[start Dataset section]

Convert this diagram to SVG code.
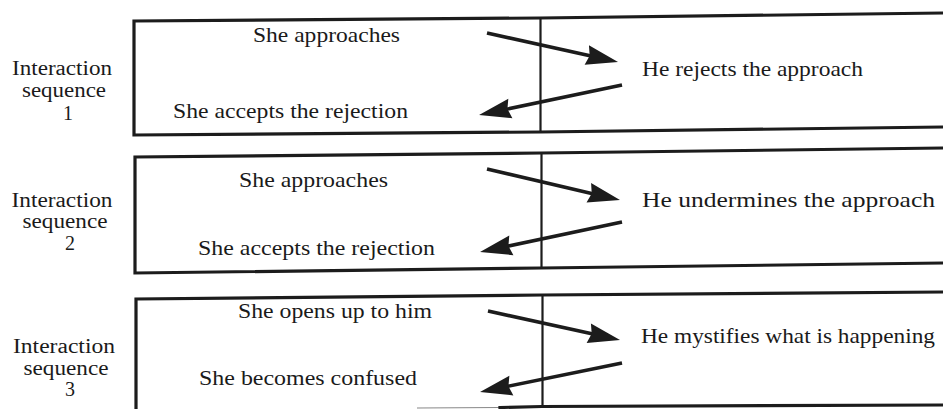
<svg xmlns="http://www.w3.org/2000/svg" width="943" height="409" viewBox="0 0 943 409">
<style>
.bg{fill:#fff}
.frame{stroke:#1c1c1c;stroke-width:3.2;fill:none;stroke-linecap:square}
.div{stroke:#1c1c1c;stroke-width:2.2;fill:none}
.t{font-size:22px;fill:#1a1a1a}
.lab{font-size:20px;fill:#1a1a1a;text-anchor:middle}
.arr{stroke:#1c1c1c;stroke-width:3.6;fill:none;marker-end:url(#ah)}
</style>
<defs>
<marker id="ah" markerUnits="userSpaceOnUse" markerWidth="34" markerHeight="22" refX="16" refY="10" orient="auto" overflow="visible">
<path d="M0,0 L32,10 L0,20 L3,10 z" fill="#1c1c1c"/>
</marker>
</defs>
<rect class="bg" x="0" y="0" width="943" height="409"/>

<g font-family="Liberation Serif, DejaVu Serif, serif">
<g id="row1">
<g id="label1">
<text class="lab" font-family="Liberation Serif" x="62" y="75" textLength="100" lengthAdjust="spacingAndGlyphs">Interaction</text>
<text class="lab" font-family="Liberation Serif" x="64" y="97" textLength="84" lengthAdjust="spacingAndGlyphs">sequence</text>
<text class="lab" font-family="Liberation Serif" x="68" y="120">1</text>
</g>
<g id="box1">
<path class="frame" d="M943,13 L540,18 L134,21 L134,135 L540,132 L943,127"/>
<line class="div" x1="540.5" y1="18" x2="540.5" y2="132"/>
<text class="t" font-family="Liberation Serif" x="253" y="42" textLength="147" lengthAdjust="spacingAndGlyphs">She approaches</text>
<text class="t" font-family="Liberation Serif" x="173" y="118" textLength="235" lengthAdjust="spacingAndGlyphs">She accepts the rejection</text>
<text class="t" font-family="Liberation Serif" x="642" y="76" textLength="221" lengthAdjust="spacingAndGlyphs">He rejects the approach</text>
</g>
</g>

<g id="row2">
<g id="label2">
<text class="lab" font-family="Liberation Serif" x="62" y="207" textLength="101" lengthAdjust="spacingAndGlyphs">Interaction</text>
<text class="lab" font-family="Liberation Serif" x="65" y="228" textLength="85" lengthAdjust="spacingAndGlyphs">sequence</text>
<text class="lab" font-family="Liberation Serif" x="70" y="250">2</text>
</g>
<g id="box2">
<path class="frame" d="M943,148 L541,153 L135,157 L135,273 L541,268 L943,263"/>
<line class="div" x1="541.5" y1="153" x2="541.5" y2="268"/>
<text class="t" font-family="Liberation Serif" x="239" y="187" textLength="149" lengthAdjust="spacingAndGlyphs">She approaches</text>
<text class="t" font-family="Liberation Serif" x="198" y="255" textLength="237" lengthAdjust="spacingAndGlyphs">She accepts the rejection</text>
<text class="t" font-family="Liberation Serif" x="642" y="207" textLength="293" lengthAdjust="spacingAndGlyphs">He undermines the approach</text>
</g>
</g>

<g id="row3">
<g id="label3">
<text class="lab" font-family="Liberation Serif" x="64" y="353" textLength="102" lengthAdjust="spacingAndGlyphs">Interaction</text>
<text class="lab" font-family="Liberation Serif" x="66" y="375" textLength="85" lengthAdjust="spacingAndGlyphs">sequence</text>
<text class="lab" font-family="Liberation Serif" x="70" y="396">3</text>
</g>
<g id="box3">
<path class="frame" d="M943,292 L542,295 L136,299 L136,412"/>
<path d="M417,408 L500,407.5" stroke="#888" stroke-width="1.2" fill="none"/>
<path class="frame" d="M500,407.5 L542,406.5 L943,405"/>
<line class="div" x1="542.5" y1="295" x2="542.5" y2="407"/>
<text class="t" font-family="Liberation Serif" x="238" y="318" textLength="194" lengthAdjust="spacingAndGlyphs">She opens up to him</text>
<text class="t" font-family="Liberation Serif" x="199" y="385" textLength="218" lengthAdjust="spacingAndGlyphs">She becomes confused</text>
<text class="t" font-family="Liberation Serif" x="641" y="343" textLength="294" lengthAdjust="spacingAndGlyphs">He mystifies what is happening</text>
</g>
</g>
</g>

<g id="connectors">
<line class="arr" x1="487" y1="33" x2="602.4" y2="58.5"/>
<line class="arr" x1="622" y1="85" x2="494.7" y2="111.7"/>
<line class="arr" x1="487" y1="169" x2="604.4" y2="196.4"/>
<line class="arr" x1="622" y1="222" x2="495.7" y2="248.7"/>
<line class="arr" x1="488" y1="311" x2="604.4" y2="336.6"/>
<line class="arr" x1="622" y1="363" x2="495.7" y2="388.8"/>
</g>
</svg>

[end Dataset section]

What this task involves: Restate the entire listing word for word, excluding pictures.

Written response:
Convert this diagram to SVG code.
<svg xmlns="http://www.w3.org/2000/svg" width="943" height="409" viewBox="0 0 943 409">
<style>
.bg{fill:#fff}
.frame{stroke:#1c1c1c;stroke-width:3.2;fill:none;stroke-linecap:square}
.div{stroke:#1c1c1c;stroke-width:2.2;fill:none}
.t{font-size:22px;fill:#1a1a1a}
.lab{font-size:20px;fill:#1a1a1a;text-anchor:middle}
.arr{stroke:#1c1c1c;stroke-width:3.6;fill:none;marker-end:url(#ah)}
</style>
<defs>
<marker id="ah" markerUnits="userSpaceOnUse" markerWidth="34" markerHeight="22" refX="16" refY="10" orient="auto" overflow="visible">
<path d="M0,0 L32,10 L0,20 L3,10 z" fill="#1c1c1c"/>
</marker>
</defs>
<rect class="bg" x="0" y="0" width="943" height="409"/>

<g font-family="Liberation Serif, DejaVu Serif, serif">
<g id="row1">
<g id="label1">
<text class="lab" font-family="Liberation Serif" x="62" y="75" textLength="100" lengthAdjust="spacingAndGlyphs">Interaction</text>
<text class="lab" font-family="Liberation Serif" x="64" y="97" textLength="84" lengthAdjust="spacingAndGlyphs">sequence</text>
<text class="lab" font-family="Liberation Serif" x="68" y="120">1</text>
</g>
<g id="box1">
<path class="frame" d="M943,13 L540,18 L134,21 L134,135 L540,132 L943,127"/>
<line class="div" x1="540.5" y1="18" x2="540.5" y2="132"/>
<text class="t" font-family="Liberation Serif" x="253" y="42" textLength="147" lengthAdjust="spacingAndGlyphs">She approaches</text>
<text class="t" font-family="Liberation Serif" x="173" y="118" textLength="235" lengthAdjust="spacingAndGlyphs">She accepts the rejection</text>
<text class="t" font-family="Liberation Serif" x="642" y="76" textLength="221" lengthAdjust="spacingAndGlyphs">He rejects the approach</text>
</g>
</g>

<g id="row2">
<g id="label2">
<text class="lab" font-family="Liberation Serif" x="62" y="207" textLength="101" lengthAdjust="spacingAndGlyphs">Interaction</text>
<text class="lab" font-family="Liberation Serif" x="65" y="228" textLength="85" lengthAdjust="spacingAndGlyphs">sequence</text>
<text class="lab" font-family="Liberation Serif" x="70" y="250">2</text>
</g>
<g id="box2">
<path class="frame" d="M943,148 L541,153 L135,157 L135,273 L541,268 L943,263"/>
<line class="div" x1="541.5" y1="153" x2="541.5" y2="268"/>
<text class="t" font-family="Liberation Serif" x="239" y="187" textLength="149" lengthAdjust="spacingAndGlyphs">She approaches</text>
<text class="t" font-family="Liberation Serif" x="198" y="255" textLength="237" lengthAdjust="spacingAndGlyphs">She accepts the rejection</text>
<text class="t" font-family="Liberation Serif" x="642" y="207" textLength="293" lengthAdjust="spacingAndGlyphs">He undermines the approach</text>
</g>
</g>

<g id="row3">
<g id="label3">
<text class="lab" font-family="Liberation Serif" x="64" y="353" textLength="102" lengthAdjust="spacingAndGlyphs">Interaction</text>
<text class="lab" font-family="Liberation Serif" x="66" y="375" textLength="85" lengthAdjust="spacingAndGlyphs">sequence</text>
<text class="lab" font-family="Liberation Serif" x="70" y="396">3</text>
</g>
<g id="box3">
<path class="frame" d="M943,292 L542,295 L136,299 L136,412"/>
<path d="M417,408 L500,407.5" stroke="#888" stroke-width="1.2" fill="none"/>
<path class="frame" d="M500,407.5 L542,406.5 L943,405"/>
<line class="div" x1="542.5" y1="295" x2="542.5" y2="407"/>
<text class="t" font-family="Liberation Serif" x="238" y="318" textLength="194" lengthAdjust="spacingAndGlyphs">She opens up to him</text>
<text class="t" font-family="Liberation Serif" x="199" y="385" textLength="218" lengthAdjust="spacingAndGlyphs">She becomes confused</text>
<text class="t" font-family="Liberation Serif" x="641" y="343" textLength="294" lengthAdjust="spacingAndGlyphs">He mystifies what is happening</text>
</g>
</g>
</g>

<g id="connectors">
<line class="arr" x1="487" y1="33" x2="602.4" y2="58.5"/>
<line class="arr" x1="622" y1="85" x2="494.7" y2="111.7"/>
<line class="arr" x1="487" y1="169" x2="604.4" y2="196.4"/>
<line class="arr" x1="622" y1="222" x2="495.7" y2="248.7"/>
<line class="arr" x1="488" y1="311" x2="604.4" y2="336.6"/>
<line class="arr" x1="622" y1="363" x2="495.7" y2="388.8"/>
</g>
</svg>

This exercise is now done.